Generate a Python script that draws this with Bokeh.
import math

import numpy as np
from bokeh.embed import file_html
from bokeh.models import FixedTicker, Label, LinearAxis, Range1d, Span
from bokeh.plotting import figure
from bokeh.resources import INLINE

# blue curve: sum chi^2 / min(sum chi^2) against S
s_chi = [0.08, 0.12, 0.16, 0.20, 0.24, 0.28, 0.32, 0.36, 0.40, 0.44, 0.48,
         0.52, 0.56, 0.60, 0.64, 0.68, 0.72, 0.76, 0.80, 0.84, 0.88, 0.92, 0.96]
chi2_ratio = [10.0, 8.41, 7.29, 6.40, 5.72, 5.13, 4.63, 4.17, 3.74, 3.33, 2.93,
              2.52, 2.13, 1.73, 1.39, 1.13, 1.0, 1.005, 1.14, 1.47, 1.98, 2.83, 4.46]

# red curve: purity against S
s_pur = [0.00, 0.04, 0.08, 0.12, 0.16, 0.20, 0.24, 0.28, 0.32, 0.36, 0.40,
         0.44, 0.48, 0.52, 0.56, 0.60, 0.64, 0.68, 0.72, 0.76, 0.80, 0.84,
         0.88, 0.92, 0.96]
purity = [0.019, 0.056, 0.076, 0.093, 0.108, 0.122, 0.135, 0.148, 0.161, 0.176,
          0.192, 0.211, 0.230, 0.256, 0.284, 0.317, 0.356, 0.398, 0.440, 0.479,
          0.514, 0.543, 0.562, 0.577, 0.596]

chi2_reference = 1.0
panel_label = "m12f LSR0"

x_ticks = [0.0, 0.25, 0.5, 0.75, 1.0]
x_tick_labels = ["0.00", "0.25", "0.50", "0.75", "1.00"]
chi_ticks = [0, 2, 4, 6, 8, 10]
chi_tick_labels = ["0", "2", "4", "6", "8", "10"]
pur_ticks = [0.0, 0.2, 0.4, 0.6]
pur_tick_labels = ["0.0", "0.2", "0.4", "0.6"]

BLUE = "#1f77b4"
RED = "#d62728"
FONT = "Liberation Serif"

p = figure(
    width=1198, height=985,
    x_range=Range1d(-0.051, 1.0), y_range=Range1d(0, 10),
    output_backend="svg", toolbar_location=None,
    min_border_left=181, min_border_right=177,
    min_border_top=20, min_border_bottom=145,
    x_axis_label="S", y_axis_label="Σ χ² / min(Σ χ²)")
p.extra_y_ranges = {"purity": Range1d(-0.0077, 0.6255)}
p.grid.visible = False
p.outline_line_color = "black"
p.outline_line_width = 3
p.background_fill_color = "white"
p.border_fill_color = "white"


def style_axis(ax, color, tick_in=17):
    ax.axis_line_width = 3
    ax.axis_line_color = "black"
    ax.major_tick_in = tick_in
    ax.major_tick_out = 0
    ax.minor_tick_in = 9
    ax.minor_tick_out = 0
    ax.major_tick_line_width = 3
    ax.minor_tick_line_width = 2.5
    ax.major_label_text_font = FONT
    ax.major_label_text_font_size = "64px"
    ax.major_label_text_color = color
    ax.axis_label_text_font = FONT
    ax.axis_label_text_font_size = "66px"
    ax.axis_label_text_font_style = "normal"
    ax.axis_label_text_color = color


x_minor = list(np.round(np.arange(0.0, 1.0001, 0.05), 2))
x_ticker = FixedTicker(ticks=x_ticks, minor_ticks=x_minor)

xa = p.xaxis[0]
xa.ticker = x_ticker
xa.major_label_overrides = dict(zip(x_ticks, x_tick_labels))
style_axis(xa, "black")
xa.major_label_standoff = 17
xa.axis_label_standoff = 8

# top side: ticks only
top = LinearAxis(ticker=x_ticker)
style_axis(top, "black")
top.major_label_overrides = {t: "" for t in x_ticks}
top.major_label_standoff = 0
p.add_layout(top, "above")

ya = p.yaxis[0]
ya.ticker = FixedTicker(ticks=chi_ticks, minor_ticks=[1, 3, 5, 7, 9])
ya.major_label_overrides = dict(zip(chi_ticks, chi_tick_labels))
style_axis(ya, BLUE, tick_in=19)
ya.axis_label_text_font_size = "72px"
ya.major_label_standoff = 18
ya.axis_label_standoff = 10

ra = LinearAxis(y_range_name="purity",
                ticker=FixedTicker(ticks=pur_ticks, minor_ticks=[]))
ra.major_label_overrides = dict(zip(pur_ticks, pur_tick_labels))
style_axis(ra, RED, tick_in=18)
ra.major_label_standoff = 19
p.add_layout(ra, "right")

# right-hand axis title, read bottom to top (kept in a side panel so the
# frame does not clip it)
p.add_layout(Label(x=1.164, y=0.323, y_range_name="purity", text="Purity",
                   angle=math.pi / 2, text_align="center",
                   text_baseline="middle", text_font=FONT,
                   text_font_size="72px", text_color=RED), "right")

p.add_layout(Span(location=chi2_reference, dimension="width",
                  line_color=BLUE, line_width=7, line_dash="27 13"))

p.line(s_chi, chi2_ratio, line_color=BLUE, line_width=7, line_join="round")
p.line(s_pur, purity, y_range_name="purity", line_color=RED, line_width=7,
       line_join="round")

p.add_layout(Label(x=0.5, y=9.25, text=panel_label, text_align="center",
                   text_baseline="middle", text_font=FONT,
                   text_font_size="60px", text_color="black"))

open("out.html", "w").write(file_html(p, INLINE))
========================================================================
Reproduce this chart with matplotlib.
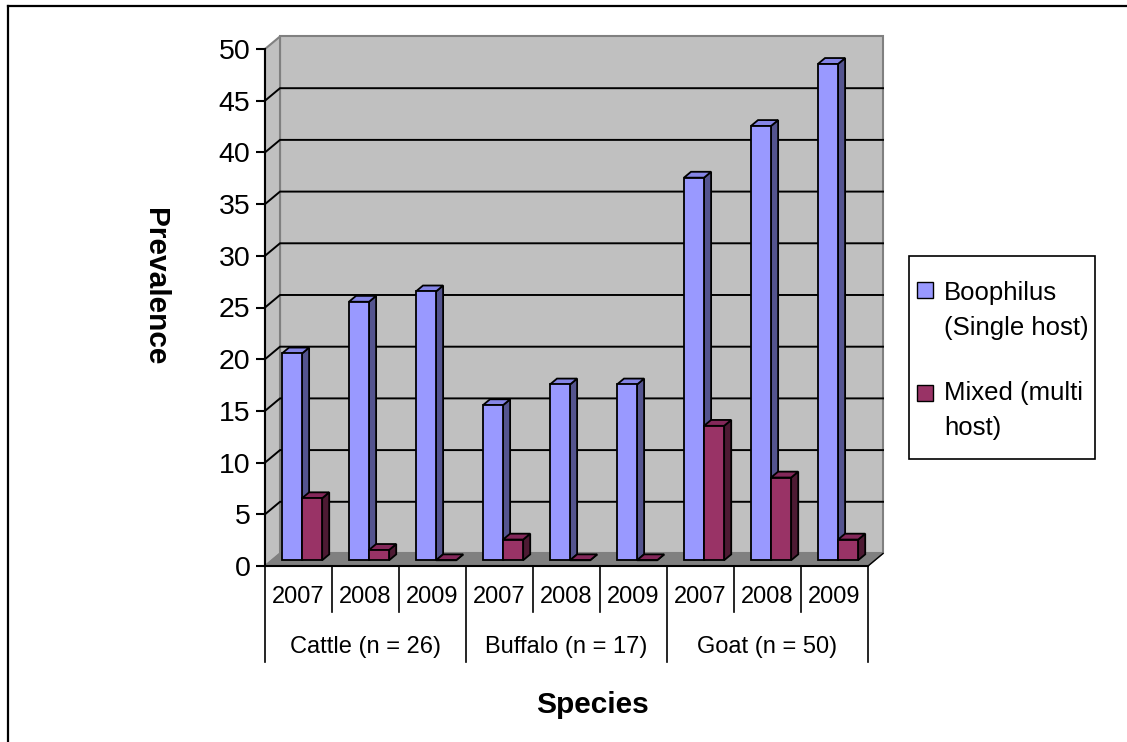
========================================================================
=== WORK TO DO ===
In the listing above, find the line with "Generate a Python" and the line with "from bokeh.resources import INLINE". Output those two lines and every line between them, exactly as written.

=== REPLY TO THE EXERCISE ===
Generate a Python script that draws this with Bokeh.
import math

import numpy as np
from bokeh.embed import file_html
from bokeh.models import FixedTicker, Label, LinearAxis, Range1d, Span
from bokeh.plotting import figure
from bokeh.resources import INLINE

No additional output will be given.